From Dominos and DigDug to Pong and Pachinko, any game admits to many different levels of meaningful play. More than just rules and play, all games involve a series of cultural structures against and within which the play of the game occurs.

From the social hierarchies of fan participation to the architectural spaces where games take place, what is "at play" in culture directly affects the game experience. Consider the following passage from Stefan Fatsis' book Word Freak, in which he points out some of the cultural structures at play in and around the game of Scrabble:

Rosie O'Donnell regularly talks about her Scrabble addiction. Higher brows love it, too. In a bit about mythical Florida tourist traps, Garrison Keillor lists the international Scrabble Hall of Fame. Charles Bukowski's poem "pulled down shade" ends with the lines: "this fucking / Scotch is / great. / let's play / Scrabble. Vladimir Nabokov, in his novel Ada, describes an old Russian game said to be a forerunner of Scrabble. The game is a cultural Zelig: a mockable emblem of Eisenhower-era family values, a stand-in for geekiness, a pastime so decidedly unhip that it's hip.[3]

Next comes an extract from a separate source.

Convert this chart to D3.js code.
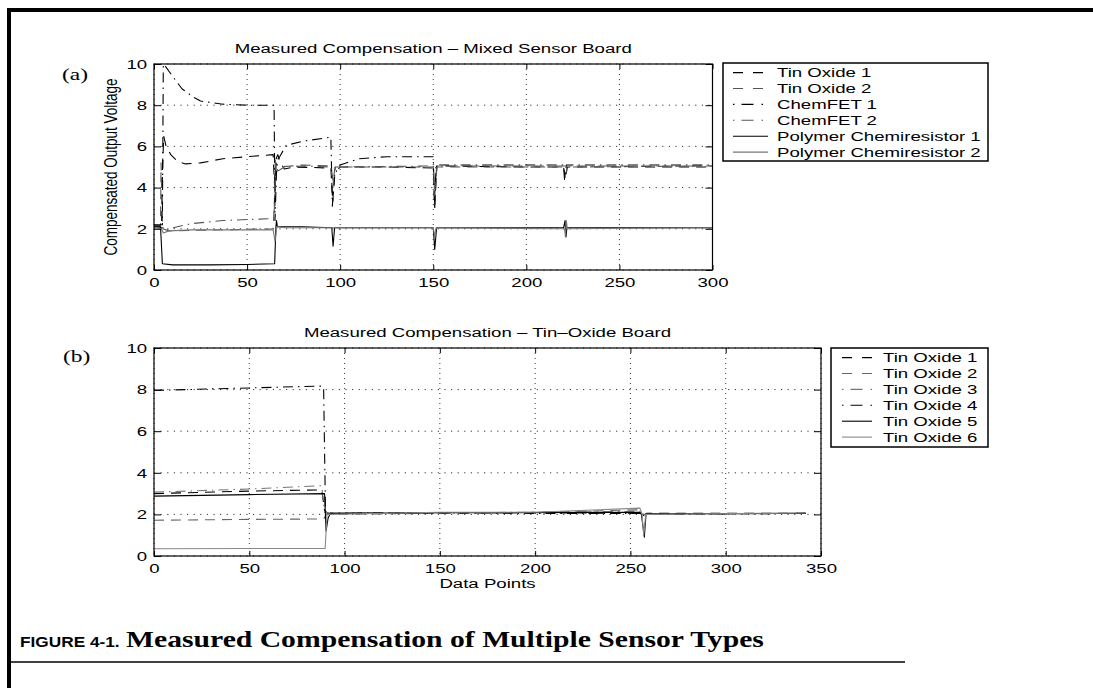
<!DOCTYPE html>
<html>
<head>
<meta charset="utf-8">
<script src="https://cdn.jsdelivr.net/npm/d3@7"></script>
<style>
  html, body { margin: 0; padding: 0; background: #fff; }
  svg { display: block; }
</style>
</head>
<body>
<svg id="fig" width="1093" height="688"></svg>
<script>
// ---------- axis ticks ----------
const xTicksA = [0, 50, 100, 150, 200, 250, 300];
const xTicksB = [0, 50, 100, 150, 200, 250, 300, 350];
const yTicks = [0, 2, 4, 6, 8, 10];

// ---------- (a) Mixed sensor board ----------
const namesA = ["Tin Oxide 1", "Tin Oxide 2", "ChemFET 1", "ChemFET 2",
                "Polymer Chemiresistor 1", "Polymer Chemiresistor 2"];

const tinOxide1A = [[0,2.15],[3,2.15],[4,2.0],[4.6,4.9],[5.2,6.5],[6.5,6.0],[9,5.6],[13,5.25],[17,5.15],
  [25,5.2],[37,5.4],[50,5.5],[64,5.6],[65,3.6],[65.6,5.4],[66.5,5.6],[68,5.2],[70,4.9],[75,5.0],
  [95,4.95],[96,3.3],[97,4.6],[98,4.8],[100,5.0],[125,5.0],[150,4.95],[150.8,3.0],[151.8,5.05],
  [200,5.0],[220,5.0],[221,4.4],[222,5.0],[300,5.0]];
const tinOxide2A = [[0,2.1],[3.5,2.1],[3.8,5.2],[4.2,3.5],[4.7,2.0],[8,1.9],[64,2.0],[65,4.0],[65.5,5.2],
  [67,5.0],[80,5.1],[95,5.05],[96.3,4.3],[97.2,5.0],[150,5.0],[151,3.4],[152,5.0],[220,5.0],
  [221,4.6],[222,5.0],[300,5.05]];
const chemFET1A = [[0,2.2],[4.5,2.2],[5,10],[6,9.9],[10,9.4],[15,8.8],[21,8.4],[25,8.2],[37,8.05],
  [50,8.0],[64.5,8.0],[65,2.4],[66,5.3],[67.5,5.5],[71,6.05],[80,6.25],[95,6.45],[95.8,3.1],
  [97,4.5],[98,4.8],[100,5.1],[110,5.4],[125,5.5],[150,5.5],[150.7,3.0],[151.5,5.1],[200,5.1],
  [220,5.1],[220.5,4.4],[221.5,5.1],[300,5.1]];
const chemFET2A = [[0,2.1],[5,2.05],[6,1.9],[10,2.05],[20,2.25],[37,2.4],[50,2.45],[64.5,2.5],
  [65.2,5.4],[66.5,4.8],[70,5.0],[80,5.05],[95,5.0],[96.5,4.2],[97.5,5.0],[150,5.05],[150.8,3.6],
  [152,5.05],[300,5.05]];
const polymer1A = [[0,2.1],[3.5,2.1],[4.5,0.3],[10,0.25],[30,0.25],[50,0.27],[64.8,0.3],[65.5,2.1],
  [65.8,2.4],[66.3,2.1],[80,2.1],[95.5,2.05],[96.2,1.15],[97,2.05],[150,2.05],[150.8,1.0],
  [151.8,2.05],[220,2.05],[220.8,2.4],[221.3,1.6],[221.8,2.05],[300,2.05]];
const polymer2A = [[0,2.05],[4,2.0],[5,1.8],[8,1.9],[20,1.95],[64,1.95],[65,1.4],[66,2.1],[70,2.05],
  [150,2.05],[150.8,1.6],[151.5,2.05],[220.5,2.0],[221,1.6],[221.5,2.4],[222,2.0],[300,2.05]];

// ---------- (b) Tin-oxide board ----------
const namesB = ["Tin Oxide 1", "Tin Oxide 2", "Tin Oxide 3", "Tin Oxide 4", "Tin Oxide 5", "Tin Oxide 6"];

const tinOxide1B = [[0,3.0],[50,3.12],[88,3.18],[89.5,2.2],[91,2.05],[150,2.08],[200,2.08],[255,2.05],
  [256,1.9],[258.5,2.05],[342,2.05]];
const tinOxide2B = [[0,1.72],[50,1.76],[89,1.78],[90.5,2.0],[150,2.05],[200,2.1],[255,2.22],
  [256.5,2.0],[342,2.05]];
const tinOxide3B = [[0,3.07],[50,3.22],[88,3.38],[89.5,2.1],[92,2.07],[200,2.1],[255,2.15],[256,2.0],
  [342,2.05]];
const tinOxide4B = [[0,7.96],[50,8.08],[88,8.17],[89,8.1],[90,2.05],[150,2.08],[200,2.05],[255,2.05],
  [256,2.0],[342,2.05]];
const tinOxide5B = [[0,2.88],[50,2.95],[89.5,3.0],[90.3,1.2],[91.3,1.8],[92.5,2.05],[150,2.08],
  [255,2.1],[255.7,2.05],[257.3,0.9],[258.2,2.03],[342,2.05]];
const tinOxide6B = [[0,0.35],[50,0.36],[89.8,0.36],[90.8,2.0],[150,2.1],[200,2.1],[255,2.3],[256,2.05],
  [257,1.0],[258,2.0],[342,2.07]];

// ---------- look ----------
const K = 1.38;          // horizontal glyph stretch of the printed figure
const FS = 13.5;         // axis / legend font size
const SANS = "'Liberation Sans', Arial, Helvetica, sans-serif";
const SERIF = "'Liberation Serif', 'Times New Roman', Times, serif";
const DASH = { solid: null, dash: "10,7", dashdot: "10,5,1.5,5" };
const LEG_DASH = { solid: null, dash: "10,10", dashdot: "1.5,7,12,8,1.5,10" };

const svg = d3.select("#fig");

function stext(g, x, y, str, o = {}) {
  const k = o.k || K;
  return g.append("text")
    .attr("transform", `translate(${x},${y}) scale(${k},1)` + (o.rot ? ` rotate(${o.rot})` : ""))
    .attr("text-anchor", o.anchor || "start")
    .attr("font-family", o.family || SANS)
    .attr("font-size", o.size || FS)
    .attr("font-weight", o.weight || "normal")
    .attr("fill", "#000")
    .text(str);
}

function panel(cfg) {
  const x = d3.scaleLinear().domain([0, cfg.xMax]).range([cfg.left, cfg.right]);
  const y = d3.scaleLinear().domain([0, 10]).range([cfg.bottom, cfg.top]);
  const g = svg.append("g");

  // dotted grid
  g.append("g").selectAll("line").data(cfg.xTicks).join("line")
    .attr("x1", d => x(d)).attr("x2", d => x(d))
    .attr("y1", cfg.top).attr("y2", cfg.bottom)
    .attr("stroke", "#000").attr("stroke-width", 0.8).attr("stroke-dasharray", "1,4");
  g.append("g").selectAll("line").data(yTicks).join("line")
    .attr("x1", cfg.left).attr("x2", cfg.right)
    .attr("y1", d => y(d)).attr("y2", d => y(d))
    .attr("stroke", "#000").attr("stroke-width", 0.8).attr("stroke-dasharray", "1.2,5.4");

  // data
  const line = d3.line().x(d => x(d[0])).y(d => y(d[1]));
  cfg.series.forEach((s, i) => {
    g.append("path").attr("d", line(s))
      .attr("fill", "none")
      .attr("stroke", cfg.colors[i])
      .attr("stroke-width", 1.1)
      .attr("stroke-linejoin", "round")
      .attr("stroke-dasharray", DASH[cfg.styles[i]]);
  });

  // axes with inward ticks on all four sides
  const fmt = d3.format("d");
  const bottomAx = g.append("g").attr("transform", `translate(0,${cfg.bottom})`)
    .call(d3.axisBottom(x).tickValues(cfg.xTicks).tickFormat(fmt).tickSizeInner(-5).tickSizeOuter(0).tickPadding(7));
  const leftAx = g.append("g").attr("transform", `translate(${cfg.left},0)`)
    .call(d3.axisLeft(y).tickValues(yTicks).tickFormat(fmt).tickSizeInner(-7).tickSizeOuter(0).tickPadding(5));
  const topAx = g.append("g").attr("transform", `translate(0,${cfg.top})`)
    .call(d3.axisTop(x).tickValues(cfg.xTicks).tickFormat("").tickSizeInner(-5).tickSizeOuter(0));
  const rightAx = g.append("g").attr("transform", `translate(${cfg.right},0)`)
    .call(d3.axisRight(y).tickValues(yTicks).tickFormat("").tickSizeInner(-7).tickSizeOuter(0));
  [bottomAx, leftAx, topAx, rightAx].forEach(a => {
    a.select(".domain").remove();
    a.attr("font-family", SANS).attr("font-size", FS);
    a.selectAll(".tick line").attr("stroke", "#000").attr("stroke-width", 1);
    a.selectAll("text").attr("transform", `scale(${K},1)`).attr("fill", "#000");
  });

  // axes box
  g.append("rect")
    .attr("x", cfg.left).attr("y", cfg.top)
    .attr("width", cfg.right - cfg.left).attr("height", cfg.bottom - cfg.top)
    .attr("fill", "none").attr("stroke", "#000").attr("stroke-width", 1.2);

  // title and labels
  stext(g, (cfg.left + cfg.right) / 2, cfg.top - 11, cfg.title, { anchor: "middle" });
  if (cfg.xLabel) stext(g, (cfg.left + cfg.right) / 2, cfg.bottom + 32, cfg.xLabel, { anchor: "middle" });
  if (cfg.yLabel) stext(g, cfg.left - 37, (cfg.top + cfg.bottom) / 2, cfg.yLabel, { anchor: "middle", rot: -90 });
  stext(g, cfg.tag.x, cfg.tag.y, cfg.tag.text, { family: SERIF, size: 17 });

  // legend
  const L = cfg.legend;
  const lg = svg.append("g");
  lg.append("rect").attr("x", L.x).attr("y", L.y).attr("width", L.w).attr("height", L.h)
    .attr("fill", "#fff").attr("stroke", "#000").attr("stroke-width", 1.5);
  cfg.names.forEach((n, i) => {
    const cy = L.y + L.first + i * L.step;
    lg.append("line").attr("x1", L.lx1).attr("x2", L.lx2).attr("y1", cy).attr("y2", cy)
      .attr("stroke", cfg.colors[i]).attr("stroke-width", 1.1)
      .attr("stroke-dasharray", LEG_DASH[cfg.styles[i]]);
    stext(lg, L.tx, cy + 4.8, n);
  });
}

// page frame
svg.append("rect").attr("x", 7).attr("y", 8).attr("width", 1093 - 7).attr("height", 4).attr("fill", "#000");
svg.append("rect").attr("x", 7).attr("y", 8).attr("width", 4).attr("height", 688 - 8).attr("fill", "#000");

panel({
  left: 154, right: 712.5, top: 64, bottom: 270, xMax: 300, xTicks: xTicksA,
  series: [tinOxide1A, tinOxide2A, chemFET1A, chemFET2A, polymer1A, polymer2A],
  names: namesA,
  styles: ["dash", "dash", "dashdot", "dashdot", "solid", "solid"],
  colors: ["#000", "#555", "#000", "#555", "#000", "#777"],
  title: "Measured Compensation \u2013 Mixed Sensor Board",
  yLabel: "Compensated Output Voltage",
  tag: { x: 62, y: 80, text: "(a)" },
  legend: { x: 723, y: 63, w: 265, h: 98, first: 9.6, step: 15.9, lx1: 733, lx2: 768, tx: 777 }
});

panel({
  left: 154, right: 821, top: 348, bottom: 556, xMax: 350, xTicks: xTicksB,
  series: [tinOxide1B, tinOxide2B, tinOxide3B, tinOxide4B, tinOxide5B, tinOxide6B],
  names: namesB,
  styles: ["dash", "dash", "dashdot", "dashdot", "solid", "solid"],
  colors: ["#000", "#666", "#777", "#000", "#000", "#888"],
  title: "Measured Compensation \u2013 Tin\u2013Oxide Board",
  xLabel: "Data Points",
  tag: { x: 63, y: 362, text: "(b)" },
  legend: { x: 831, y: 348, w: 157, h: 99, first: 9.6, step: 15.9, lx1: 842, lx2: 872, tx: 883 }
});

// figure caption and rule
const cap = svg.append("g");
stext(cap, 20, 647, "FIGURE 4-1.", { weight: "bold", size: 15, k: 1.15 });
stext(cap, 126, 647, "Measured Compensation of Multiple Sensor Types", { family: SERIF, weight: "bold", size: 23, k: 1.29 });
cap.append("line").attr("x1", 11).attr("x2", 905).attr("y1", 662).attr("y2", 662)
  .attr("stroke", "#000").attr("stroke-width", 1.5);
</script>
</body>
</html>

Pop cultural artifact or highbrow pastime? Emblem of geekiness or symbol of the tragically hip? Scrabble is all of these things and more, when considered from a cultural perspective. Scrabble appears in so many cultural contexts and interacts with culture in so many ways that appreciating every aspect of Scrabble's cultural play would be an impossible task.

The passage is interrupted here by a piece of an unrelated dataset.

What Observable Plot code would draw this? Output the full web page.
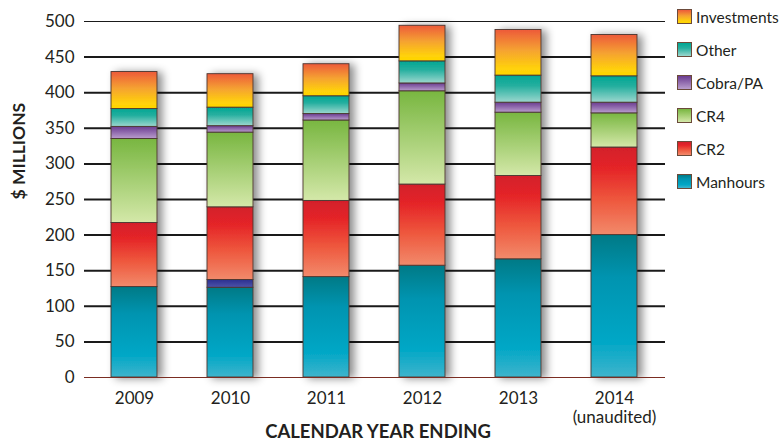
<!DOCTYPE html>
<html>
<head>
<meta charset="utf-8">
<script src="https://cdn.jsdelivr.net/npm/d3@7"></script>
<script src="https://cdn.jsdelivr.net/npm/@observablehq/plot@0.6"></script>
<style>
  html, body { margin: 0; padding: 0; background: #fff; }
  #wrap { position: relative; width: 780px; height: 446px; font-family: Lato, "Open Sans", sans-serif; }
  #legend { position: absolute; left: 677px; top: 0px; }
  .row { display: flex; align-items: center; height: 33px; font-size: 15.5px; color: #231f20; }
  .sw { width: 15px; height: 15px; border: 1px solid #6b4a3a; margin-right: 4px; box-sizing: border-box; }
</style>
</head>
<body>
<div id="wrap"><div id="legend"></div></div>
<script>
// ---- data ----
const years = ["2009", "2010", "2011", "2012", "2013", "2014"];
const tickLabels = ["2009", "2010", "2011", "2012", "2013", "2014\n(unaudited)"];
const seriesNames = ["Manhours", "Adjustment", "CR2", "CR4", "Cobra/PA", "Other", "Investments"];
const manhours    = [127, 126, 141, 157, 166, 200];
const adjustment  = [0, 11, 0, 0, 0, 0];   // dark-blue sliver in 2010 (not in legend)
const cr2         = [90, 102, 107, 114, 117, 123];
const cr4         = [118, 105, 113, 131, 89, 48];
const cobraPA     = [17, 9, 9, 11, 14, 15];
const other       = [25, 26, 25, 31, 38, 37];
const investments = [52, 47, 45, 50, 64, 58];
const legendNames = ["Investments", "Other", "Cobra/PA", "CR4", "CR2", "Manhours"];
const yTicks = [0, 50, 100, 150, 200, 250, 300, 350, 400, 450, 500];

const seriesValues = [manhours, adjustment, cr2, cr4, cobraPA, other, investments];
const rows = [];
seriesNames.forEach((s, i) => years.forEach((y, j) => rows.push({year: y, series: s, value: seriesValues[i][j]})));

// gradients (top -> bottom)
const grads = {
  "Manhours":    [["0%", "#007a86"], ["30%", "#0094b0"], ["75%", "#00a7c6"], ["100%", "#3fb4cc"]],
  "Adjustment":  [["0%", "#2b2f8f"], ["100%", "#4d53aa"]],
  "CR2":         [["0%", "#d31f2a"], ["25%", "#e52528"], ["60%", "#ee573d"], ["100%", "#f28a6b"]],
  "CR4":         [["0%", "#78b640"], ["100%", "#d4e8a9"]],
  "Cobra/PA":    [["0%", "#6a3b90"], ["100%", "#b99dcd"]],
  "Other":       [["0%", "#00a693"], ["40%", "#25af9f"], ["100%", "#9cd7ce"]],
  "Investments": [["0%", "#ed5a3a"], ["45%", "#f5a232"], ["85%", "#ffd10a"], ["100%", "#ffd600"]]
};
const gid = s => "g_" + s.replace(/[^A-Za-z0-9]/g, "");

function defsMark() {
  const ns = "http://www.w3.org/2000/svg";
  const defs = document.createElementNS(ns, "defs");
  for (const [s, stops] of Object.entries(grads)) {
    const lg = document.createElementNS(ns, "linearGradient");
    lg.setAttribute("id", gid(s));
    lg.setAttribute("x1", "0"); lg.setAttribute("y1", "0");
    lg.setAttribute("x2", "0"); lg.setAttribute("y2", "1");
    for (const [o, c] of stops) {
      const st = document.createElementNS(ns, "stop");
      st.setAttribute("offset", o); st.setAttribute("stop-color", c);
      lg.appendChild(st);
    }
    defs.appendChild(lg);
  }
  const f = document.createElementNS(ns, "filter");
  f.setAttribute("id", "barShadow");
  f.setAttribute("x", "-30%"); f.setAttribute("y", "-10%");
  f.setAttribute("width", "170%"); f.setAttribute("height", "120%");
  const ds = document.createElementNS(ns, "feDropShadow");
  ds.setAttribute("dx", "5"); ds.setAttribute("dy", "1");
  ds.setAttribute("stdDeviation", "4.5");
  ds.setAttribute("flood-color", "#000"); ds.setAttribute("flood-opacity", "0.45");
  f.appendChild(ds);
  defs.appendChild(f);
  return defs;
}

const chart = Plot.plot({
  width: 780,
  height: 446,
  marginLeft: 84,
  marginRight: 115,
  marginTop: 21,
  marginBottom: 69,
  style: {fontFamily: "Lato, 'Open Sans', sans-serif", fontSize: "17px", color: "#231f20", background: "transparent"},
  x: {domain: years, paddingInner: 0.52, paddingOuter: 0.28, label: null},
  y: {domain: [0, 500], label: null},
  color: {type: "ordinal", domain: seriesNames, range: seriesNames.map(s => `url(#${gid(s)})`)},
  marks: [
    defsMark,
    Plot.gridY(yTicks.filter(t => t > 0 && t < 500), {stroke: "#1a1a1a", strokeOpacity: 1, strokeWidth: 2}),
    Plot.gridY([500], {stroke: "#1a1a1a", strokeOpacity: 1, strokeWidth: 1.1}),
    Plot.barY(rows, {x: "year", y: "value", fill: "series", stroke: "#4a3530", strokeWidth: 0.9}),
    Plot.ruleY([0], {stroke: "#7a2d22", strokeWidth: 1}),
    Plot.axisY(yTicks, {tickSize: 0, tickPadding: 10, fontSize: 17, label: null}),
    Plot.axisX({tickSize: 0, tickPadding: 13, fontSize: 17, lineHeight: 1.12, label: null,
      tickFormat: d => tickLabels[years.indexOf(d)]}),
    Plot.text(["$ MILLIONS"], {frameAnchor: "left", dx: -65, rotate: -90, fontSize: 17.5, fontWeight: "bold", fill: "#231f20"}),
    Plot.text(["CALENDAR YEAR ENDING"], {frameAnchor: "bottom", dx: 3, dy: 60, fontSize: 18.5, fontWeight: "bold", fill: "#231f20"})
  ]
});
const barG = chart.querySelector('g[aria-label="bar"]');
if (barG) barG.setAttribute("filter", "url(#barShadow)");
document.getElementById("wrap").prepend(chart);

// legend
const legend = document.getElementById("legend");
for (const s of legendNames) {
  const row = document.createElement("div");
  row.className = "row";
  const sw = document.createElement("div");
  sw.className = "sw";
  sw.style.background = `linear-gradient(to bottom, ${grads[s].map(([o, c]) => c + " " + o).join(", ")})`;
  const t = document.createElement("span");
  t.textContent = s;
  row.appendChild(sw); row.appendChild(t);
  legend.appendChild(row);
}
</script>
</body>
</html>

Any game that establishes a strong presence in culture immediately engages with innumerable cultural structures. Take Basketball, for example. With what contexts outside of the magic circle does the game connect? We could consider the roles of players, coaches, referees, cheerleaders, or fans, each of whom affects the cultural identity and experience of the game. There is the physical context of the arena to consider, as well as the roles of the vendors, technicians, ticket scalpers, and mascots. What about the context of the media, including television and radio announcers, newspapers, satellite broadcasting, and Pay-Per-View TV? Or the economics that make the game possible, from ticket and licensed t-shirts sales to the negotiation of player salaries? Then there are the professional organizations that regulate and administrate the game. For fans or players of the game, Basketball can also be a context for establishing social status, group affiliation, cultural identity, or access to a college education. Every one of these elements contributes to the overall cultural significance of the game. Whether players and spectators realize it or not, when they play or watch a game they are taking part in generating, embodying, and transforming these cultural meanings. These meanings are not fixed, but are always in some way "at play" within existing cultural structures.

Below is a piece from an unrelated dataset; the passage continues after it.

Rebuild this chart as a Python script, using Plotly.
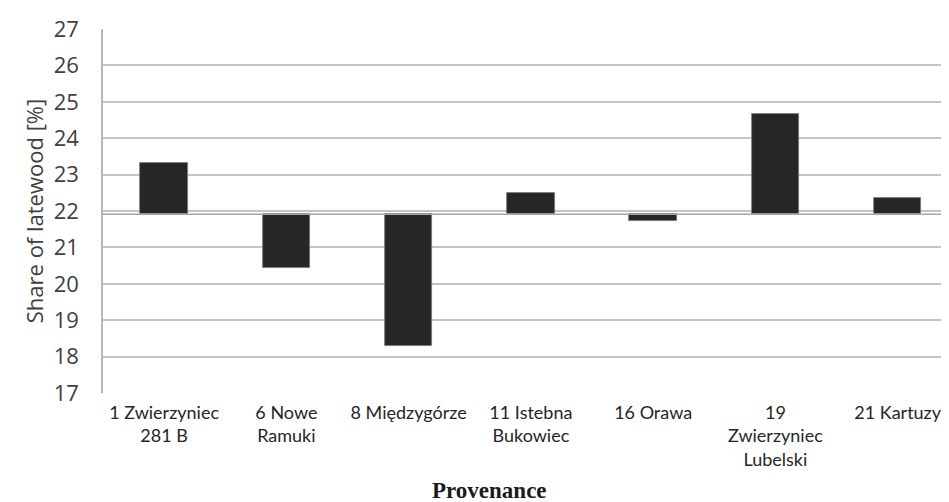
import plotly.graph_objects as go

categories = ["1 Zwierzyniec<br>281 B", "6 Nowe<br>Ramuki", "8 Międzygórze",
              "11 Istebna<br>Bukowiec", "16 Orawa", "19<br>Zwierzyniec<br>Lubelski",
              "21 Kartuzy"]
values = [23.33, 20.43, 18.29, 22.50, 21.73, 24.66, 22.35]
baseline = 21.91
y_ticks = list(range(17, 28))

deltas = [v - baseline for v in values]

fig = go.Figure()
fig.add_trace(go.Bar(
    x=list(range(len(categories))), y=deltas, base=baseline,
    width=0.39,
    marker=dict(color="#262626", line=dict(color="#7a7a7a", width=0.8)),
))

fig.add_shape(type="line", xref="paper", x0=0, x1=1, yref="y", y0=baseline, y1=baseline,
              line=dict(color="#a6a6a6", width=1.5), layer="above")

fig.add_annotation(text="<b>Provenance</b>", xref="paper", yref="paper",
                   x=0.457, y=-0.267, xanchor="center", yanchor="middle", showarrow=False,
                   font=dict(family="Liberation Serif", size=23, color="#1a1a1a"))

fig.update_layout(
    width=941, height=494,
    margin=dict(l=95, r=0, t=21, b=109),
    paper_bgcolor="white", plot_bgcolor="white",
    showlegend=False,
    bargap=0,
    xaxis=dict(
        range=[-0.5, 6.42],
        tickmode="array", tickvals=list(range(len(categories))), ticktext=categories,
        tickfont=dict(family="Lato", size=18, color="#262626"),
        showgrid=False, zeroline=False, showline=False, ticks="",
        ticklabelstandoff=7,
    ),
    yaxis=dict(
        range=[17, 27], tickvals=y_ticks, ticktext=[str(t) for t in y_ticks],
        tickfont=dict(family="Open Sans", size=22, color="#404040"),
        showgrid=True, gridcolor="#c4c4c4", gridwidth=1.5,
        zeroline=False, showline=True, linecolor="#b8b8b8", linewidth=1.5,
        ticks="", ticklabelstandoff=18,
        title=dict(text="Share of latewood [%]", standoff=4,
                   font=dict(family="Open Sans", size=22, color="#404040")),
    ),
)

fig.write_html("out.html")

As we know from earlier chapters, play is free movement within more rigid structures. Recognizing just what cultural structures can be brought into the cultural play of a game is a powerful design strategy. Grand Theft Auto III, for example, plays with the mythos of urban criminal culture and gangster cinema; Jet Grind Radio offers a stylish sci-fi exposition on graffiti and skate cultures. Silent Hill II, on the other hand, looks to the genres of horror and film noir for its cultural play.This kind of play can pair the more rigid forces of cultural convention with the loose and poetic qualities of human participation. As we play a game like Jet Grind Radio or GTA III, we are not just playing with the game rules: we are also playing with the rules and conventions of culture that the games reflect and transform.

[3]Stefan Fatsis, Word Freak: Heartbreak, Triumph, Genius, and Obsession in the World of Competitive Scrabble Players (Boston: Houghton Mifflin, 2001), p. 4.